Feds seek to recoup cleanup costs for Nassau County Superfund site
The federal government on Monday said it’s seeking to recoup the costs of investigating and cleaning up groundwater contamination at a superfund site in Nassau County from two businesses that it alleged had discharged hazardous chemicals there decades ago.
The companies — IMC Eastern Corporation and Island Transportation Corporation — were among businesses that contributed to the groundwater contamination and polluted 11 public water supply wells in Hicksville, the Village of Westbury, and the Town of Hempstead, according to a civil complaint filed against the companies on Monday in federal court by the office of Richard P. Donoghue, the United States Attorney in Brooklyn.
“Today’s filing serves as a warning to those who pollute our environment but refuse to take financial responsibility for their actions,” Donoghue said in a news release.
The complaint did not specify the amount of money the government is seeking to recover from IMC, formerly known as IMC Magnetics Corp., and Island Transportation, and a spokesman for Donoghue declined to specify the amount.

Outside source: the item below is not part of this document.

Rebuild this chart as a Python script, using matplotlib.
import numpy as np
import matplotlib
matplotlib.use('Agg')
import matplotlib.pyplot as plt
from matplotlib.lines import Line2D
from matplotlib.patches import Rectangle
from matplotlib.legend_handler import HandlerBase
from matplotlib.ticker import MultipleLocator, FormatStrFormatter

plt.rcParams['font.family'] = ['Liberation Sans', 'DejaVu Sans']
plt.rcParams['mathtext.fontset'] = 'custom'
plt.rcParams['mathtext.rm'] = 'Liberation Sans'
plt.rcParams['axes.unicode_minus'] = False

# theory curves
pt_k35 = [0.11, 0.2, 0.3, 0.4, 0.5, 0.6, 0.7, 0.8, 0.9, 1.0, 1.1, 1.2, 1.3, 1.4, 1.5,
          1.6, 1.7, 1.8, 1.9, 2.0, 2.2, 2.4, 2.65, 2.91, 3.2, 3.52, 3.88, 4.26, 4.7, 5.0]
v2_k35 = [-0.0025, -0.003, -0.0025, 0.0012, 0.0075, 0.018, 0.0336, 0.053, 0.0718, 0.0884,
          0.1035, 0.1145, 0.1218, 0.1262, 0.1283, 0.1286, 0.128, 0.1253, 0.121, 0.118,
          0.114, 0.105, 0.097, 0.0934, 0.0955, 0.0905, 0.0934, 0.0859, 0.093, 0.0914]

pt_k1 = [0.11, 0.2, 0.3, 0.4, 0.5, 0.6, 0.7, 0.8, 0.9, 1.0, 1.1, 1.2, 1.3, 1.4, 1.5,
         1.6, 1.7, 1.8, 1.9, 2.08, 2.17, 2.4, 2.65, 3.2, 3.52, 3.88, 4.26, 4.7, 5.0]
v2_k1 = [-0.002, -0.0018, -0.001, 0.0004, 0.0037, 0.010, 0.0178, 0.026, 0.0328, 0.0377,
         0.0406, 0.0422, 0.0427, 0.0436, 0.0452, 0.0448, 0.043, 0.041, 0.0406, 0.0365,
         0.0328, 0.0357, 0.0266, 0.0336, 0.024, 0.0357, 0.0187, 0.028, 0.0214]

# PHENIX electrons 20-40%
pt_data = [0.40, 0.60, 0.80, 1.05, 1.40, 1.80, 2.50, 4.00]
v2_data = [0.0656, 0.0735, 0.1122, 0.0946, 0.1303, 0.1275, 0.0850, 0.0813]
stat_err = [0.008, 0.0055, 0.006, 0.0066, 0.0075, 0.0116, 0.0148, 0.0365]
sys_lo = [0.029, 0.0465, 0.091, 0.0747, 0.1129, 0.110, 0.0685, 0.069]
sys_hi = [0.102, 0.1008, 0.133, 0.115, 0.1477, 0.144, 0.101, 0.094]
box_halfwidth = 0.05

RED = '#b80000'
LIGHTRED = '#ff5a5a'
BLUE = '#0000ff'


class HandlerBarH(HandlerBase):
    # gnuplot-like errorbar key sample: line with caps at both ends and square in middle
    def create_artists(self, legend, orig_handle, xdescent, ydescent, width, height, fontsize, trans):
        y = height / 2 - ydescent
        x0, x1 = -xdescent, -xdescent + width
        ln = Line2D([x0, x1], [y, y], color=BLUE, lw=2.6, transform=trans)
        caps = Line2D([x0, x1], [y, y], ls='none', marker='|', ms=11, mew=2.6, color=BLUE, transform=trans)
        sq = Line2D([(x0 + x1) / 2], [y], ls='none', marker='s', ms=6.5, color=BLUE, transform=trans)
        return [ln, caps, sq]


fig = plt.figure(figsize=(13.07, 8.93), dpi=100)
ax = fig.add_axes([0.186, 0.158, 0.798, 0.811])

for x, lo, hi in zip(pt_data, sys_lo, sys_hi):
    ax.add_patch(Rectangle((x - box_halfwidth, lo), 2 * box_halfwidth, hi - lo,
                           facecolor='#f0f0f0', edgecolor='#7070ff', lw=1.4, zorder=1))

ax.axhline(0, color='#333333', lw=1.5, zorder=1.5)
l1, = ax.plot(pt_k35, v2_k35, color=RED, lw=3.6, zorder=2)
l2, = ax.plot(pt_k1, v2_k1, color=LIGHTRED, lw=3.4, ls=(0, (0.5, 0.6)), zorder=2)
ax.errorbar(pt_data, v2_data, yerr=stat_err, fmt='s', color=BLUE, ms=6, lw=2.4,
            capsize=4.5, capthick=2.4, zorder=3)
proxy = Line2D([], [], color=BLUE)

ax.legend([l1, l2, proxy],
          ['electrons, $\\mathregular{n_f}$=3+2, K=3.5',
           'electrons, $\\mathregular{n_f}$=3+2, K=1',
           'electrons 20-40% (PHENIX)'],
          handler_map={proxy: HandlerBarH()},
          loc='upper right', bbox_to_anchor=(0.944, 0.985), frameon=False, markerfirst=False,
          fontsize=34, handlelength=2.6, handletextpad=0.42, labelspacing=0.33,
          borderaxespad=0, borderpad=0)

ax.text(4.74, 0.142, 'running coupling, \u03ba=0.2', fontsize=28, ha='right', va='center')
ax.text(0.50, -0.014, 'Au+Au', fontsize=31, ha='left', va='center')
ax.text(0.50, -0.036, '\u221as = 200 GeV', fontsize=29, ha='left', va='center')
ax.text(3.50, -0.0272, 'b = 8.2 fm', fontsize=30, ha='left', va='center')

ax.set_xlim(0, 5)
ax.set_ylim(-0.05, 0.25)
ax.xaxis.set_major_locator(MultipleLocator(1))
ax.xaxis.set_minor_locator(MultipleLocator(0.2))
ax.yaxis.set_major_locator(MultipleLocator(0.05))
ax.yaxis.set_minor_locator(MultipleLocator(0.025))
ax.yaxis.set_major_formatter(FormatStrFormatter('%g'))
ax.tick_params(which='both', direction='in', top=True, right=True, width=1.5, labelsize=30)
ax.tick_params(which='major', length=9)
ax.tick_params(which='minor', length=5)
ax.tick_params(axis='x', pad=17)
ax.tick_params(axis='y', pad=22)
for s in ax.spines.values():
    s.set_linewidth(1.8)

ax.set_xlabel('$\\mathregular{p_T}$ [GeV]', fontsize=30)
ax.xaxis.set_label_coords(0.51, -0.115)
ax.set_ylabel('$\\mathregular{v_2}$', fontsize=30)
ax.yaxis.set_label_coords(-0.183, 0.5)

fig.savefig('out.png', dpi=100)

Officials at Island Transportation, based in West Babylon, and IMC, based in Nassau County, with its principal offices in Chatsworth, California, did not return calls for comment.
New Cassel/Hicksville Groundwater Contamination Superfund site, about 6.5 square miles large, includes residential, commercial and industrial areas within Nassau’s three towns. The site is part of a 170-acre industrial and commercial complex.
IMC, which operated at 570 Main St., in Westbury, from 1953 to 1992, manufactured and sold motors and air blowers, according to the complaint. Island Transportation, which operated at 299 Main St., also in Westbury, from at least 1971 to 1979, washed, repaired and refueled its trucks with gasoline at the facility.
Federal prosecutors in Brooklyn alleged that the companies, as part of their business operations, used toxic chemicals that included trichloroethylene, a common industrial degreaser used by machine shops and dry cleaner, and tetrachloroethylene, commonly used as an industrial solvent.
Trichloroethylene is a possible carcinogen and the U.S. Environmental Protection Agency classified tetrachloroethylene as a likely human carcinogen. Long-term exposure to tetrachloroethylene from drinking water or other sources can cause neurological damage and other health problems, the EPA said.
These and other toxic chemicals, federal prosecutors said, had entered groundwater off the sites operated by IMC and Island Transportation, and traveled south, impacting Long Island’s source of drinking water.
The 11 public water wells — six in Hicksville, four in Hempstead, and one in the Village of Westbury — pump water from a system of aquifers beneath the surface.
"The Superfund program is intended to make sure that those who contributed to contamination help pay for its cleanup," said EPA regional administrator Peter D. Lopez.